CXO Stakes: Capital Allocation and Systemic Risk
For the CTO or CFO, the rise of the Neocloud presents a fundamental dilemma in capital allocation.
- The Risk of Cascading Failures: If the AI bubble experiences a significant correction, the Neoclouds—highly leveraged and reliant on continuous hardware refreshes—are the first to break. A builder whose entire inference pipeline is hosted on a Neocloud faces systemic “platform risk.” If the provider cannot pay its Nvidia debt, your production environment could vanish in a bankruptcy filing.
- The Compute Debt Trap: Neoclouds often offer “compute credits” in exchange for long-term exclusivity. While this preserves cash today, it creates a legacy architecture that is impossible to migrate. We are seeing a repeat of the early 2010s “Cloud Lock-in,” but with the added complexity of hardware-specific optimizations that don’t translate to TPUs or custom silicon.

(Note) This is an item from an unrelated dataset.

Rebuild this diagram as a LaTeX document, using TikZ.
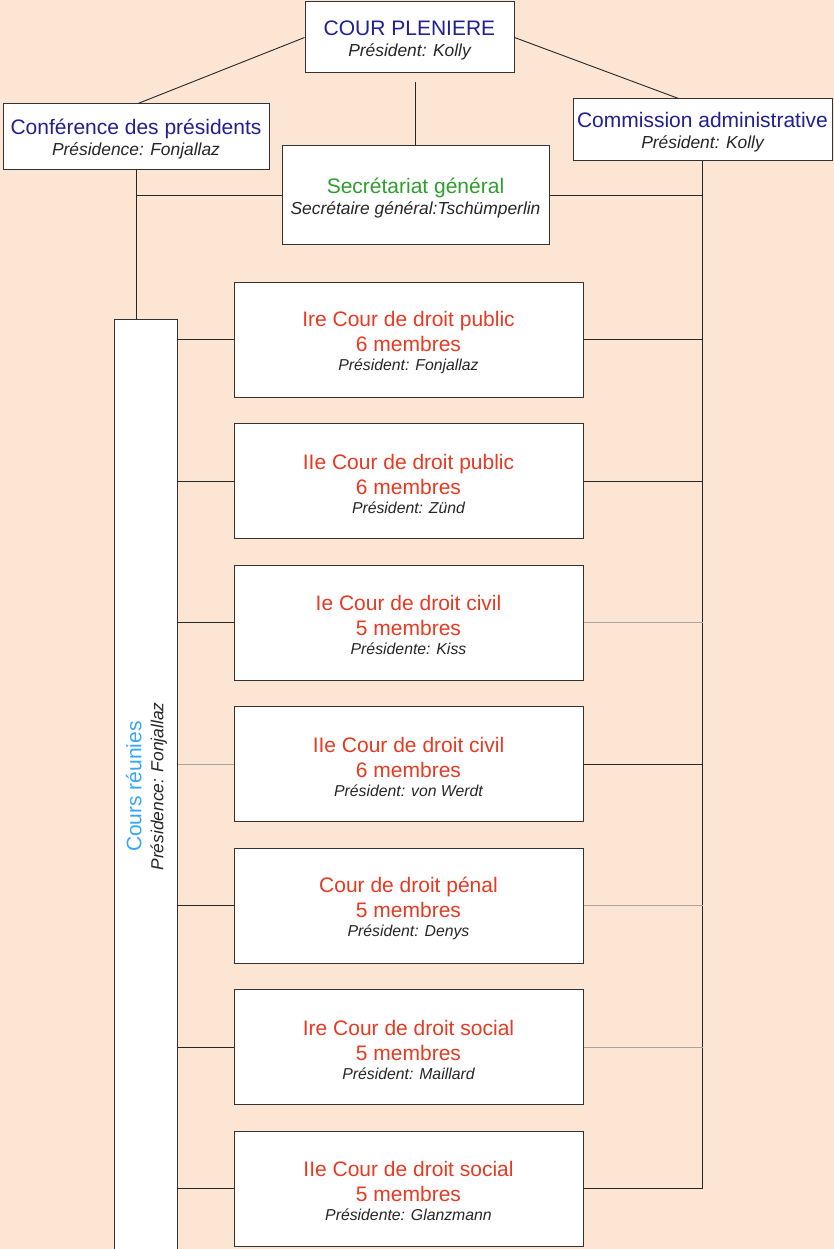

- Strategic Redundancy: The mandate for 2026 is “Multi-Cloud Inference.” Relying on a single Neocloud, regardless of its Nvidia backing, is a failure of fiduciary duty. Builders must architect for portability, even if it means sacrificing the 10-15% performance gain of bare-metal optimization.
As we documented in The 5 AM Bottleneck, the physical limits of compute are already forcing companies into “off-peak” training regimes. The Neoclouds promise to solve this with sheer volume, but their survival depends on a circular flow of capital that has yet to be tested by a high-interest, low-hype environment.
Final Verdict
The $2B Nebius stake is a masterstroke of defensive financial engineering. It secures Nvidia’s margins while providing a release valve for its massive inventory. However, for the builder, the message is clear: the “Neocloud” is a specialized tool, not a foundational home. Use it for the massive training runs where the hyperscalers fail on price, but keep your inference and data layers platform-agnostic. In the circular economy of AI, the only way to win is to avoid becoming a permanent link in the chain.